Former US president, Barack Obama’s chief negotiator on the Iran nuclear deal, Wendy Sherman, has questioned whether the review by Australian Prime Minister Scott Morrison of its support for the agreement could offer any better alternative to the hard-earned diplomatic achievement.
Another key former US official, Richard Nephew, has gone even further, warning a withdrawal of support by Australia could strengthen the hand of opponents of the deal in Iran who are seeking to pressure the government of President Hassan Rouhani to exit the accord.
Nephew added that he would “hate to see Australia make the same error” as US President Donald Trump by ditching the deal, known as the Joint Comprehensive Plan of Action.
Sherman, the US diplomat who led six rounds of talks with Iran over four years, urged Australia to assess its own security interests, talk to allies and partners and “really look at the alternatives and see whether there’s a concerted strategy that would work better”, the Sydney Morning Herald reported.  
“Right now I see the absence of a strategy, not so much a strategy that will get to some better place,” she told Fairfax Media.
As international criticism of the Australian government’s mooted shift on Middle East policy continued to reverberate, Sherman maintained the agreement was meeting its central goal of ensuring that Tehran’s nuclear program will remain peaceful.

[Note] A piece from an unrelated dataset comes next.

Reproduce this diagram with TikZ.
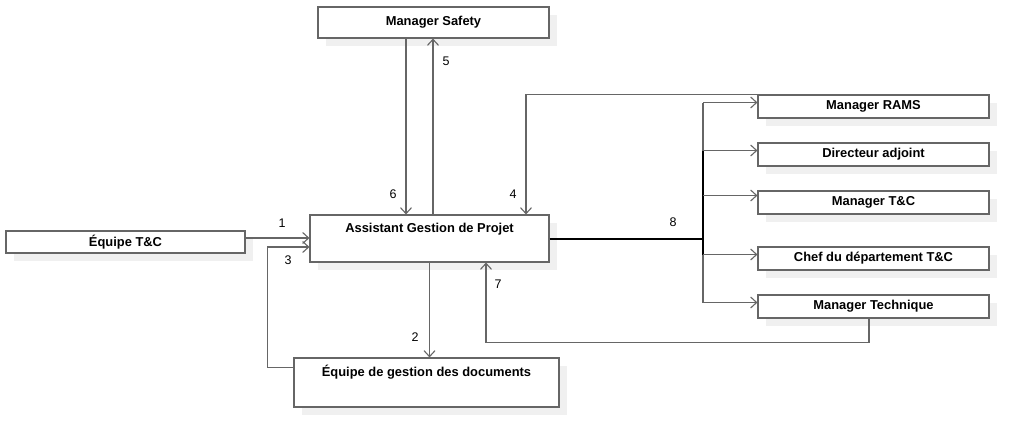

Morrison has recently announced he would review Australia’s support for the deal.

No Substitute   

Sherman said any new government was entitled to review policies but doubted whether western powers would find anything better than the nuclear deal international negotiators spent years painstakingly crafting.
She said the Trump administration had abandoned JCPOA without having a better plan with which to replace it, a view shared by Trump’s own Defense Secretary James Mattis.
Nephew, who was the lead American sanctions expert on the negotiating team, said the Trump administration had made it hard for other countries to support the US position because the president had pulled out of a deal that Iran was complying with.
“I would hate to see Australia make the same error,” he said.
Now at the Columbia University’s Center on Global Energy Policy, Nephew said any reimposition of sanctions by Australia would have little effect on Iran’s economy.
“But to the extent this contributes to Iran's sense that things are going against it, then this move might give some in Iran the argument—and many in Iran the inclination—to back out of their commitments since the world’s aligned against it. That would not be terribly helpful,” he said.
It remains unclear how the Morrison government’s review will work and whether a policy change would mean a resumption of Australian economic sanctions.
Sherman, who is now a senior counselor at Albright Stonebridge Group consultancy, said there is no indication that reimposing sanctions would drag Iran back to the negotiating table.